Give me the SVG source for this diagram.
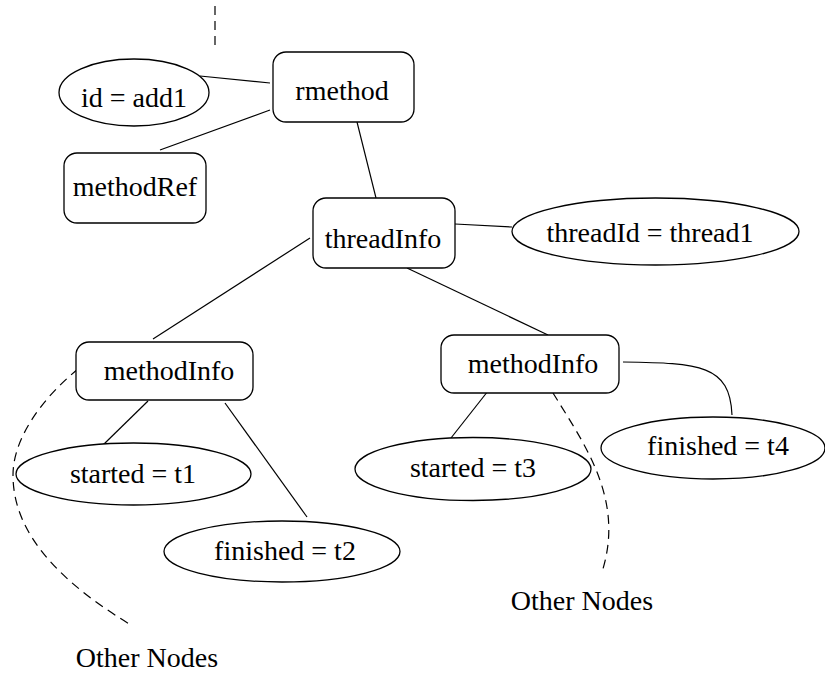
<svg xmlns="http://www.w3.org/2000/svg" width="825" height="673" viewBox="0 0 825 673">
<style>
.n{fill:#fff;stroke:#000;stroke-width:1.3}
.t{font-size:28px;fill:#000;text-anchor:middle}
.c{fill:none;stroke:#000;stroke-width:1.2}
.d{fill:none;stroke:#000;stroke-width:1.2;stroke-dasharray:9 6}
</style>
<rect width="825" height="673" fill="#fff"/>
<g id="connectors">
<path class="d" d="M215,6 L215,50"/>
<path class="c" d="M200,76 L270,83"/>
<path class="c" d="M270,110 L160,150"/>
<path class="c" d="M357,122 L376,198"/>
<path class="c" d="M455,224 L512,227"/>
<path class="c" d="M310,238 L153,339"/>
<path class="c" d="M407,268 L548,335"/>
<path class="c" d="M148,401 L103,445"/>
<path class="c" d="M225,403 L307,517"/>
<path class="c" d="M488,391 L451,438"/>
<path class="c" d="M623,362 C700,363 730,365 732,415"/>
<path class="d" d="M78,369 C40,400 13,440 13,475 C13,520 40,570 131,625"/>
<path class="d" d="M553,393 C585,445 625,500 602,572"/>
</g>
<g font-family="Liberation Serif, Times New Roman, DejaVu Serif, serif">
<g id="rmethod"><rect class="n" x="273" y="52" width="141" height="70" rx="13"/><text class="t" x="342" y="100">rmethod</text></g>
<g id="id-add1"><ellipse class="n" cx="134" cy="92.5" rx="75" ry="33.5"/><text class="t" x="134" y="107">id = add1</text></g>
<g id="methodRef"><rect class="n" x="64" y="153" width="142" height="70" rx="13"/><text class="t" x="135" y="196">methodRef</text></g>
<g id="threadInfo"><rect class="n" x="313" y="198" width="142" height="70" rx="13"/><text class="t" x="383" y="248">threadInfo</text></g>
<g id="threadId"><ellipse class="n" cx="655.5" cy="231.5" rx="143.5" ry="33.5"/><text class="t" x="650" y="242">threadId = thread1</text></g>
<g id="methodInfo1"><rect class="n" x="76" y="342" width="177" height="58" rx="13"/><text class="t" x="169" y="380">methodInfo</text></g>
<g id="methodInfo2"><rect class="n" x="441" y="335" width="178" height="58" rx="13"/><text class="t" x="533" y="373">methodInfo</text></g>
<g id="started-t1"><ellipse class="n" cx="133.5" cy="474" rx="117.5" ry="31"/><text class="t" x="133" y="483">started = t1</text></g>
<g id="finished-t2"><ellipse class="n" cx="282" cy="551.5" rx="118" ry="30.5"/><text class="t" x="285" y="560">finished = t2</text></g>
<g id="started-t3"><ellipse class="n" cx="473" cy="469" rx="118" ry="31.5"/><text class="t" x="473" y="477">started = t3</text></g>
<g id="finished-t4"><ellipse class="n" cx="713" cy="448" rx="112" ry="31"/><text class="t" x="718" y="455">finished = t4</text></g>
<g id="other1"><text class="t" x="147" y="667">Other Nodes</text></g>
<g id="other2"><text class="t" x="582" y="610">Other Nodes</text></g>
</g>
</svg>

:::::

GOAL ->
Return the listing above word for word, with the pictures removed.

THE OUTPUT ->
Give me the SVG source for this diagram.
<svg xmlns="http://www.w3.org/2000/svg" width="825" height="673" viewBox="0 0 825 673">
<style>
.n{fill:#fff;stroke:#000;stroke-width:1.3}
.t{font-size:28px;fill:#000;text-anchor:middle}
.c{fill:none;stroke:#000;stroke-width:1.2}
.d{fill:none;stroke:#000;stroke-width:1.2;stroke-dasharray:9 6}
</style>
<rect width="825" height="673" fill="#fff"/>
<g id="connectors">
<path class="d" d="M215,6 L215,50"/>
<path class="c" d="M200,76 L270,83"/>
<path class="c" d="M270,110 L160,150"/>
<path class="c" d="M357,122 L376,198"/>
<path class="c" d="M455,224 L512,227"/>
<path class="c" d="M310,238 L153,339"/>
<path class="c" d="M407,268 L548,335"/>
<path class="c" d="M148,401 L103,445"/>
<path class="c" d="M225,403 L307,517"/>
<path class="c" d="M488,391 L451,438"/>
<path class="c" d="M623,362 C700,363 730,365 732,415"/>
<path class="d" d="M78,369 C40,400 13,440 13,475 C13,520 40,570 131,625"/>
<path class="d" d="M553,393 C585,445 625,500 602,572"/>
</g>
<g font-family="Liberation Serif, Times New Roman, DejaVu Serif, serif">
<g id="rmethod"><rect class="n" x="273" y="52" width="141" height="70" rx="13"/><text class="t" x="342" y="100">rmethod</text></g>
<g id="id-add1"><ellipse class="n" cx="134" cy="92.5" rx="75" ry="33.5"/><text class="t" x="134" y="107">id = add1</text></g>
<g id="methodRef"><rect class="n" x="64" y="153" width="142" height="70" rx="13"/><text class="t" x="135" y="196">methodRef</text></g>
<g id="threadInfo"><rect class="n" x="313" y="198" width="142" height="70" rx="13"/><text class="t" x="383" y="248">threadInfo</text></g>
<g id="threadId"><ellipse class="n" cx="655.5" cy="231.5" rx="143.5" ry="33.5"/><text class="t" x="650" y="242">threadId = thread1</text></g>
<g id="methodInfo1"><rect class="n" x="76" y="342" width="177" height="58" rx="13"/><text class="t" x="169" y="380">methodInfo</text></g>
<g id="methodInfo2"><rect class="n" x="441" y="335" width="178" height="58" rx="13"/><text class="t" x="533" y="373">methodInfo</text></g>
<g id="started-t1"><ellipse class="n" cx="133.5" cy="474" rx="117.5" ry="31"/><text class="t" x="133" y="483">started = t1</text></g>
<g id="finished-t2"><ellipse class="n" cx="282" cy="551.5" rx="118" ry="30.5"/><text class="t" x="285" y="560">finished = t2</text></g>
<g id="started-t3"><ellipse class="n" cx="473" cy="469" rx="118" ry="31.5"/><text class="t" x="473" y="477">started = t3</text></g>
<g id="finished-t4"><ellipse class="n" cx="713" cy="448" rx="112" ry="31"/><text class="t" x="718" y="455">finished = t4</text></g>
<g id="other1"><text class="t" x="147" y="667">Other Nodes</text></g>
<g id="other2"><text class="t" x="582" y="610">Other Nodes</text></g>
</g>
</svg>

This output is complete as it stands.